Once you have established your legality as a foreign real estate buyer, then seek out a mortgage. Securing financing as a foreigner can be tough, as you may need to take extra steps to prove your creditworthiness.

 

In the European Union including Spain, banks may request that you purchase a property for 100% of its value upfront. This will give you an asset that can be used as collateral in the real estate purchase you wish to make.

 

Don’t have the capital to do this? You may be able to refinance a mortgage you already have. Be careful, though – if the economy tanks and you are unable to make payments, you could lose both properties.

 

If you decide to move forward with a local mortgage, consider the economic climate you are buying into. In countries with high, volatile interest rates (like Mexico), you’ll want to negotiate a fixed rate loan. Over in Finland, going with a variable rate mortgage may be worth it, considering their stable economy and uber low rates.

 

If you don’t have the appetite for advanced tactics, going with a bank in your country of residence is a better choice.
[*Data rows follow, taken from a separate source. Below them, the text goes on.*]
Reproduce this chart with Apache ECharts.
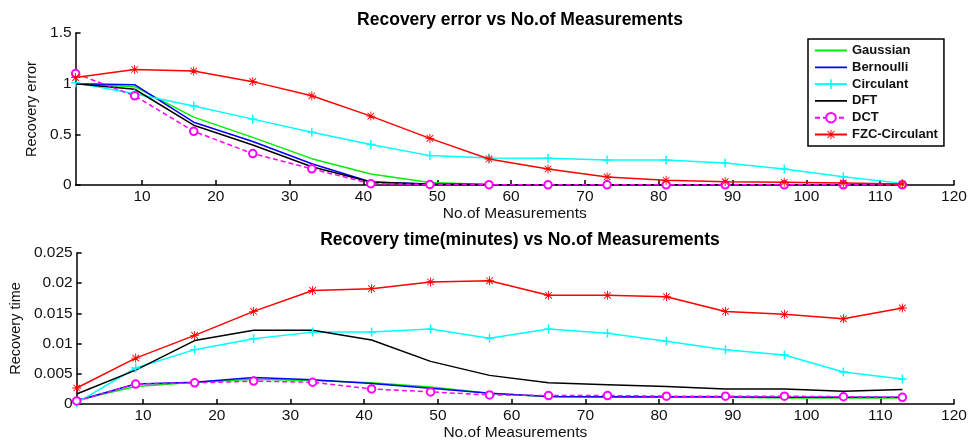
<!DOCTYPE html>
<html>
<head>
<meta charset="utf-8">
<script src="https://cdn.jsdelivr.net/npm/echarts@6/dist/echarts.min.js"></script>
<style>
html,body{margin:0;padding:0;background:#fff;}
#chart{width:970px;height:444px;}
</style>
</head>
<body>
<div id="chart"></div>
<script>
var measurements = [1, 9, 17, 25, 33, 41, 49, 57, 65, 73, 81, 89, 97, 105, 113];
var xTicks = [10, 20, 30, 40, 50, 60, 70, 80, 90, 100, 110, 120];
var seriesNames = ['Gaussian', 'Bernoulli', 'Circulant', 'DFT', 'DCT', 'FZC-Circulant'];

// Recovery error
var errGaussian  = [1.00, 0.97, 0.67, 0.47, 0.26, 0.108, 0.025, 0.005, 0.003, 0.002, 0.002, 0.002, 0.002, 0.002, 0.002];
var errBernoulli = [1.00, 0.99, 0.62, 0.43, 0.21, 0.03, 0.01, 0.004, 0.003, 0.002, 0.002, 0.002, 0.002, 0.002, 0.002];
var errCirculant = [1.01, 0.90, 0.78, 0.65, 0.52, 0.40, 0.29, 0.267, 0.265, 0.247, 0.247, 0.217, 0.158, 0.082, 0.016];
var errDFT       = [1.00, 0.945, 0.59, 0.395, 0.18, 0.03, 0.008, 0.003, 0.002, 0.002, 0.002, 0.002, 0.002, 0.002, 0.002];
var errDCT       = [1.10, 0.88, 0.53, 0.31, 0.16, 0.013, 0.005, 0.003, 0.002, 0.002, 0.002, 0.002, 0.002, 0.002, 0.002];
var errFZC       = [1.06, 1.14, 1.125, 1.02, 0.88, 0.68, 0.46, 0.257, 0.158, 0.08, 0.046, 0.033, 0.027, 0.02, 0.01];

// Recovery time (minutes)
var timeGaussian  = [0.0006, 0.0029, 0.0036, 0.0041, 0.0039, 0.0035, 0.0028, 0.0018, 0.0012, 0.0011, 0.0011, 0.0011, 0.0010, 0.0010, 0.0010];
var timeBernoulli = [0.00055, 0.0033, 0.0036, 0.0044, 0.0040, 0.0034, 0.0026, 0.0018, 0.00126, 0.0012, 0.0012, 0.0012, 0.0011, 0.0011, 0.0011];
var timeCirculant = [0.0002, 0.00596, 0.0090, 0.0108, 0.0119, 0.0119, 0.0124, 0.0109, 0.0124, 0.0117, 0.01037, 0.0090, 0.0081, 0.0053, 0.00414];
var timeDFT       = [0.00165, 0.0056, 0.0105, 0.0122, 0.0122, 0.0106, 0.00706, 0.00474, 0.0035, 0.0032, 0.0029, 0.0025, 0.0025, 0.0021, 0.0024];
var timeDCT       = [0.0005, 0.0033, 0.0035, 0.0038, 0.0036, 0.0025, 0.0020, 0.0015, 0.0014, 0.0014, 0.0013, 0.0013, 0.0013, 0.0012, 0.0011];
var timeFZC       = [0.00265, 0.0076, 0.01136, 0.01533, 0.0188, 0.0191, 0.0202, 0.0204, 0.0180, 0.0180, 0.01776, 0.01533, 0.01484, 0.0141, 0.0159];

var FONT = '"Liberation Sans", Arial, sans-serif';
var PLUS = 'path://M4.2,0H5.8V4.2H10V5.8H5.8V10H4.2V5.8H0V4.2H4.2Z';
var STAR = 'path://M9,0H11V9H20V11H11V20H9V11H0V9H9Z M3.4,2L10,8.6L16.6,2L18,3.4L11.4,10L18,16.6L16.6,18L10,11.4L3.4,18L2,16.6L8.6,10L2,3.4Z';
var LINE_ICON = 'path://M0,0H0.01V12H0Z M0,5.1H32V6.9H0Z';

function pairs(ys) { return measurements.map(function (x, i) { return [x, ys[i]]; }); }

var styles = [
  {color: '#00ee00', symbol: 'none', size: 0, type: 'solid'},
  {color: '#0000ff', symbol: 'none', size: 0, type: 'solid'},
  {color: '#00ffff', symbol: PLUS, size: 9, type: 'solid'},
  {color: '#000000', symbol: 'none', size: 0, type: 'solid'},
  {color: '#ff00ff', symbol: 'emptyCircle', size: 7.5, type: [5, 3]},
  {color: '#ff0000', symbol: STAR, size: 9, type: 'solid'}
];

function makeSeries(dataSets, axisIdx) {
  return dataSets.map(function (d, i) {
    var s = styles[i];
    return {
      name: seriesNames[i],
      type: 'line',
      xAxisIndex: axisIdx,
      yAxisIndex: axisIdx,
      data: pairs(d),
      symbol: s.symbol,
      symbolSize: s.size,
      showSymbol: s.symbol !== 'none',
      showAllSymbol: true,
      color: s.color,
      lineStyle: {color: s.color, width: 1.5, type: s.type},
      itemStyle: {color: s.color, borderColor: s.color, borderWidth: s.symbol === 'emptyCircle' ? 1.5 : 0},
      animation: false,
      z: i === 5 ? 3 : 2
    };
  });
}

var axisLabelStyle = {color: '#111', fontFamily: FONT, fontSize: 15.5};
function xAxisCfg(gridIndex) {
  return {
    type: 'value', gridIndex: gridIndex, min: 1, max: 120,
    name: 'No.of Measurements', nameLocation: 'middle', nameGap: 21,
    nameTextStyle: {color: '#111', fontFamily: FONT, fontSize: 15.5},
    axisLine: {show: true, onZero: false, lineStyle: {color: '#000', width: 1.5}},
    axisTick: {show: true, inside: true, length: 5, customValues: xTicks, lineStyle: {color: '#000', width: 1.5}},
    axisLabel: Object.assign({margin: 4, customValues: xTicks}, axisLabelStyle),
    splitLine: {show: false}
  };
}
function yAxisCfg(gridIndex, max, interval, name, gap) {
  return {
    type: 'value', gridIndex: gridIndex, min: 0, max: max, interval: interval,
    name: name, nameLocation: 'middle', nameGap: gap,
    nameTextStyle: {color: '#111', fontFamily: FONT, fontSize: 14.5},
    axisLine: {show: true, lineStyle: {color: '#000', width: 1.5}},
    axisTick: {show: true, inside: true, length: 5, lineStyle: {color: '#000', width: 1.5}},
    axisLabel: Object.assign({margin: 4}, axisLabelStyle),
    splitLine: {show: false}
  };
}

var legendData = seriesNames.map(function (n, i) {
  return styles[i].symbol === 'none' ? {name: n, icon: LINE_ICON} : {name: n};
});

var chart = echarts.init(document.getElementById('chart'), null, {renderer: 'canvas'});
chart.setOption({
  backgroundColor: '#ffffff',
  animation: false,
  title: [
    {text: 'Recovery error vs No.of Measurements', left: 515, top: 6, textAlign: 'center',
     textStyle: {fontFamily: FONT, fontSize: 17.5, fontWeight: 'bold', color: '#000'}},
    {text: 'Recovery time(minutes) vs No.of Measurements', left: 515, top: 226, textAlign: 'center',
     textStyle: {fontFamily: FONT, fontSize: 17.5, fontWeight: 'bold', color: '#000'}}
  ],
  grid: [
    {left: 75.6, right: 16, top: 33, height: 152},
    {left: 75.6, right: 16, top: 253, height: 151}
  ],
  xAxis: [xAxisCfg(0), xAxisCfg(1)],
  yAxis: [
    yAxisCfg(0, 1.5, 0.5, 'Recovery error', 34),
    yAxisCfg(1, 0.025, 0.005, 'Recovery time', 49)
  ],
  legend: {
    data: legendData,
    orient: 'vertical',
    left: 808, top: 39,
    width: 136,
    padding: [5, 6, 5, 6],
    itemGap: 3.8,
    itemWidth: 32,
    itemHeight: 12,
    borderColor: '#000',
    borderWidth: 1.5,
    backgroundColor: '#fff',
    textStyle: {fontFamily: FONT, fontSize: 13, fontWeight: 'bold', color: '#111'}
  },
  series: makeSeries([errGaussian, errBernoulli, errCirculant, errDFT, errDCT, errFZC], 0)
    .concat(makeSeries([timeGaussian, timeBernoulli, timeCirculant, timeDFT, timeDCT, timeFZC], 1))
});
</script>
</body>
</html>
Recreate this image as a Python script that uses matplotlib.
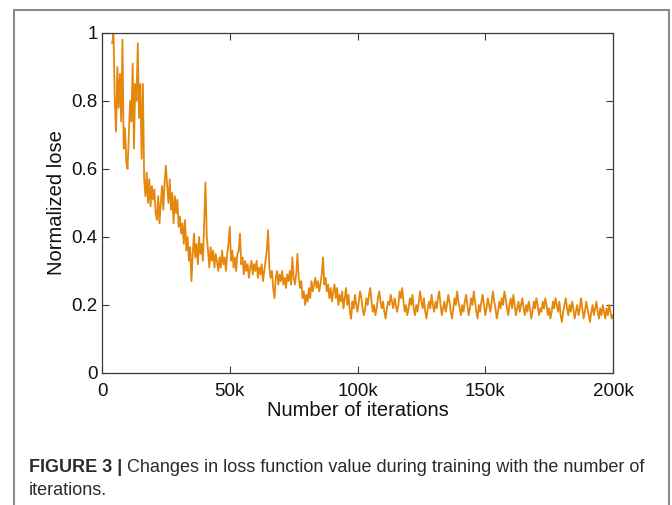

At home, you have an established credit history, which avoids you having to prove your financial integrity.

 

Research the sites of several lenders, and compare rates and fees. Once you narrow it down, call up their loan officers and compare the terms of various firms. Given the competitive nature of the finance industry, any bank vying for your business will waive or reduce various fees, or offer a better interest rate.

 

Moving money from your bank can get expensive

 

If you opt to go with a bank in your home country, you’ll need to transfer money to close the deal. Whatever you do, do NOT set up a wire through your bank. In addition to the high transfer fees they charge, their exchange rate differs considerably from the interbank rate.

 

As of May 2019, most UK banks charge ~2% rate markup on exchanges between the Sterling and the Euro. The rate is 1.114 (interbank) but you’re likely to get under 11,000 for every 10,000 Pound you transfer abroad. Most money transfer companies not only provide a better price, but a better customer experience. These days, you can arrange a cash transfer from home that charges low/no fees at an exchange rate that is less than 1% off the interbank rate.

 

Money transfer companies can low ball their competition because they lack the overhead that legacy financial institutions are saddled with. As a result, these firms have grown fast – Moneycorp boasts 100,000+ clients, and it’s not surprising; they deliver fast transfers at much lower costs than the banks, and have local offices in Europe, UK and the USA.

 

Before you go with your bank out of laziness, check out a few money transfer companies – you’ll be glad you did.

 

Taking time to do research can save you thousands

 

Most of us dream about owning a beach house or a mountain chalet. If you’re in a position to make it happen, don’t let your emotions distract you from the details of this business transaction.

 

Banks, mortgage brokers, and real estate agents want to extract as much cash as they can from you. By reading the fine print, doing your research, and talking to the right people, you can close this deal without being taken to the cleaners.